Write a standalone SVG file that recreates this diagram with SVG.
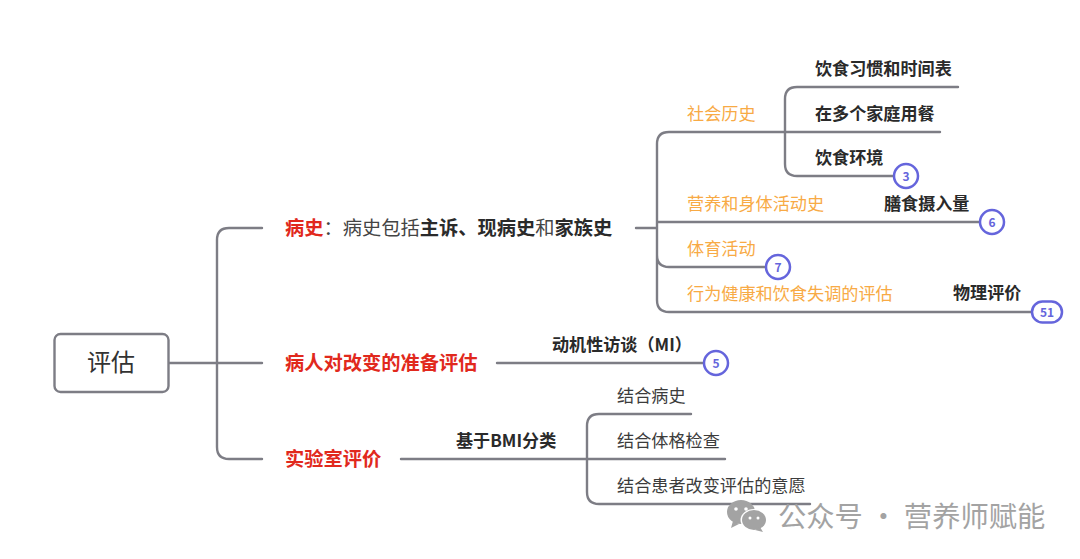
<svg xmlns="http://www.w3.org/2000/svg" width="1080" height="559" viewBox="0 0 1080 559">
<style>
text{font-family:"Noto Sans CJK SC","Noto Sans",sans-serif;fill:#333}
.l{fill:none;stroke:#7d7d85;stroke-width:2.4;stroke-linecap:round}
.red{fill:#e1291d;font-weight:700;font-size:19.250px}
.org{fill:#f8aa45;font-size:17.150px}
.blk{fill:#2a2a2a;font-weight:700;font-size:17.100px}
.pl{fill:#3c3c3c;font-size:17.150px}
.t{font-size:19.250px;fill:#444}
.s{font-size:19.250px;font-weight:700;fill:#2a2a2a}
.b{fill:#fff;stroke:#6565dc;stroke-width:2.500}
.bt{fill:#6565dc;font-weight:700;font-size:12px;text-anchor:middle}
.wm{fill:#a3a3a3}
</style>
<rect width="1080" height="559" fill="#fff"/>
<g id="connectors">
<path class="l" d="M169 363H262M262 228H229Q217 228 217 240V447Q217 459 229 459H262"/>
<path class="l" d="M636 228H657M940 132H669Q657 132 657 144V300Q657 312 669 312H1032M657 222H980M657 255Q657 267 669 267H766"/>
<path class="l" d="M958 87H797Q785 87 785 99V164Q785 176 797 176H894"/>
<path class="l" d="M497 363H704"/>
<path class="l" d="M401 459H725M691 414H599Q587 414 587 426V492Q587 504 599 504H810"/>
</g>
<g id="root"><rect x="54.500" y="334" width="114" height="58" rx="6" fill="#fff" stroke="#7d7d85" stroke-width="2.400"/><text x="111" y="371" font-size="24" text-anchor="middle" fill="#333">评估</text></g>
<g id="n-history"><text x="285" y="234.500"><tspan class="red">病史</tspan><tspan class="t">：病史包括</tspan><tspan class="s">主诉、现病史</tspan><tspan class="t">和</tspan><tspan class="s">家族史</tspan></text></g>
<g id="n-ready"><text class="red" x="285" y="369.500">病人对改变的准备评估</text></g>
<g id="n-lab"><text class="red" x="285" y="465.500">实验室评价</text></g>
<g id="n-social"><text class="org" x="687" y="119.500">社会历史</text></g>
<g id="n-nutrition"><text class="org" x="687" y="209.500">营养和身体活动史</text></g>
<g id="n-sport"><text class="org" x="687" y="254.500">体育活动</text></g>
<g id="n-behavior"><text class="org" x="687" y="299.500">行为健康和饮食失调的评估</text></g>
<g id="n-habit"><text class="blk" x="815" y="74.500">饮食习惯和时间表</text></g>
<g id="n-family"><text class="blk" x="815" y="119.500">在多个家庭用餐</text></g>
<g id="n-env"><text class="blk" x="815" y="164">饮食环境</text></g>
<g id="n-intake"><text class="blk" x="884" y="209.500">膳食摄入量</text></g>
<g id="n-physical"><text class="blk" x="953" y="299">物理评价</text></g>
<g id="n-mi"><text class="blk" x="552" y="350.500">动机性访谈（MI）</text></g>
<g id="n-bmi"><text class="blk" x="456" y="447">基于BMI分类</text></g>
<g id="n-h"><text class="pl" x="617" y="402">结合病史</text></g>
<g id="n-exam"><text class="pl" x="617" y="447">结合体格检查</text></g>
<g id="n-will"><text class="pl" x="617" y="492">结合患者改变评估的意愿</text></g>
<g id="badge-3"><circle class="b" cx="906" cy="176" r="12"/><text class="bt" x="906" y="180.500">3</text></g>
<g id="badge-6"><circle class="b" cx="992" cy="222" r="12"/><text class="bt" x="992" y="226.500">6</text></g>
<g id="badge-7"><circle class="b" cx="778" cy="267" r="12"/><text class="bt" x="778" y="271.500">7</text></g>
<g id="badge-51"><rect class="b" x="1032" y="301.500" width="30" height="21" rx="10.500"/><text class="bt" x="1047" y="316.500">51</text></g>
<g id="badge-5"><circle class="b" cx="716" cy="363" r="12"/><text class="bt" x="716" y="367.500">5</text></g>
<g id="watermark">
<ellipse class="wm" cx="741" cy="512" rx="14" ry="12"/><path class="wm" d="M733 521l-2 7 8-4z"/>
<ellipse cx="754" cy="520" rx="13.500" ry="11" fill="#fff"/><ellipse class="wm" cx="754" cy="520" rx="12" ry="10"/><path class="wm" d="M760 527l3 5-8-2z"/>
<circle cx="736" cy="509" r="1.800" fill="#fff"/><circle cx="746" cy="509" r="1.800" fill="#fff"/><circle cx="750" cy="518" r="1.500" fill="#fff"/><circle cx="758" cy="518" r="1.500" fill="#fff"/>
<text class="wm" x="778" y="526.500" font-size="28.300" style="fill:#a3a3a3">公众号 · 营养师赋能</text>
</g>
</svg>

++++

→ What is expected: Copy out each line exactly, without the pictures.

→ The output:
Write a standalone SVG file that recreates this diagram with SVG.
<svg xmlns="http://www.w3.org/2000/svg" width="1080" height="559" viewBox="0 0 1080 559">
<style>
text{font-family:"Noto Sans CJK SC","Noto Sans",sans-serif;fill:#333}
.l{fill:none;stroke:#7d7d85;stroke-width:2.4;stroke-linecap:round}
.red{fill:#e1291d;font-weight:700;font-size:19.250px}
.org{fill:#f8aa45;font-size:17.150px}
.blk{fill:#2a2a2a;font-weight:700;font-size:17.100px}
.pl{fill:#3c3c3c;font-size:17.150px}
.t{font-size:19.250px;fill:#444}
.s{font-size:19.250px;font-weight:700;fill:#2a2a2a}
.b{fill:#fff;stroke:#6565dc;stroke-width:2.500}
.bt{fill:#6565dc;font-weight:700;font-size:12px;text-anchor:middle}
.wm{fill:#a3a3a3}
</style>
<rect width="1080" height="559" fill="#fff"/>
<g id="connectors">
<path class="l" d="M169 363H262M262 228H229Q217 228 217 240V447Q217 459 229 459H262"/>
<path class="l" d="M636 228H657M940 132H669Q657 132 657 144V300Q657 312 669 312H1032M657 222H980M657 255Q657 267 669 267H766"/>
<path class="l" d="M958 87H797Q785 87 785 99V164Q785 176 797 176H894"/>
<path class="l" d="M497 363H704"/>
<path class="l" d="M401 459H725M691 414H599Q587 414 587 426V492Q587 504 599 504H810"/>
</g>
<g id="root"><rect x="54.500" y="334" width="114" height="58" rx="6" fill="#fff" stroke="#7d7d85" stroke-width="2.400"/><text x="111" y="371" font-size="24" text-anchor="middle" fill="#333">评估</text></g>
<g id="n-history"><text x="285" y="234.500"><tspan class="red">病史</tspan><tspan class="t">：病史包括</tspan><tspan class="s">主诉、现病史</tspan><tspan class="t">和</tspan><tspan class="s">家族史</tspan></text></g>
<g id="n-ready"><text class="red" x="285" y="369.500">病人对改变的准备评估</text></g>
<g id="n-lab"><text class="red" x="285" y="465.500">实验室评价</text></g>
<g id="n-social"><text class="org" x="687" y="119.500">社会历史</text></g>
<g id="n-nutrition"><text class="org" x="687" y="209.500">营养和身体活动史</text></g>
<g id="n-sport"><text class="org" x="687" y="254.500">体育活动</text></g>
<g id="n-behavior"><text class="org" x="687" y="299.500">行为健康和饮食失调的评估</text></g>
<g id="n-habit"><text class="blk" x="815" y="74.500">饮食习惯和时间表</text></g>
<g id="n-family"><text class="blk" x="815" y="119.500">在多个家庭用餐</text></g>
<g id="n-env"><text class="blk" x="815" y="164">饮食环境</text></g>
<g id="n-intake"><text class="blk" x="884" y="209.500">膳食摄入量</text></g>
<g id="n-physical"><text class="blk" x="953" y="299">物理评价</text></g>
<g id="n-mi"><text class="blk" x="552" y="350.500">动机性访谈（MI）</text></g>
<g id="n-bmi"><text class="blk" x="456" y="447">基于BMI分类</text></g>
<g id="n-h"><text class="pl" x="617" y="402">结合病史</text></g>
<g id="n-exam"><text class="pl" x="617" y="447">结合体格检查</text></g>
<g id="n-will"><text class="pl" x="617" y="492">结合患者改变评估的意愿</text></g>
<g id="badge-3"><circle class="b" cx="906" cy="176" r="12"/><text class="bt" x="906" y="180.500">3</text></g>
<g id="badge-6"><circle class="b" cx="992" cy="222" r="12"/><text class="bt" x="992" y="226.500">6</text></g>
<g id="badge-7"><circle class="b" cx="778" cy="267" r="12"/><text class="bt" x="778" y="271.500">7</text></g>
<g id="badge-51"><rect class="b" x="1032" y="301.500" width="30" height="21" rx="10.500"/><text class="bt" x="1047" y="316.500">51</text></g>
<g id="badge-5"><circle class="b" cx="716" cy="363" r="12"/><text class="bt" x="716" y="367.500">5</text></g>
<g id="watermark">
<ellipse class="wm" cx="741" cy="512" rx="14" ry="12"/><path class="wm" d="M733 521l-2 7 8-4z"/>
<ellipse cx="754" cy="520" rx="13.500" ry="11" fill="#fff"/><ellipse class="wm" cx="754" cy="520" rx="12" ry="10"/><path class="wm" d="M760 527l3 5-8-2z"/>
<circle cx="736" cy="509" r="1.800" fill="#fff"/><circle cx="746" cy="509" r="1.800" fill="#fff"/><circle cx="750" cy="518" r="1.500" fill="#fff"/><circle cx="758" cy="518" r="1.500" fill="#fff"/>
<text class="wm" x="778" y="526.500" font-size="28.300" style="fill:#a3a3a3">公众号 · 营养师赋能</text>
</g>
</svg>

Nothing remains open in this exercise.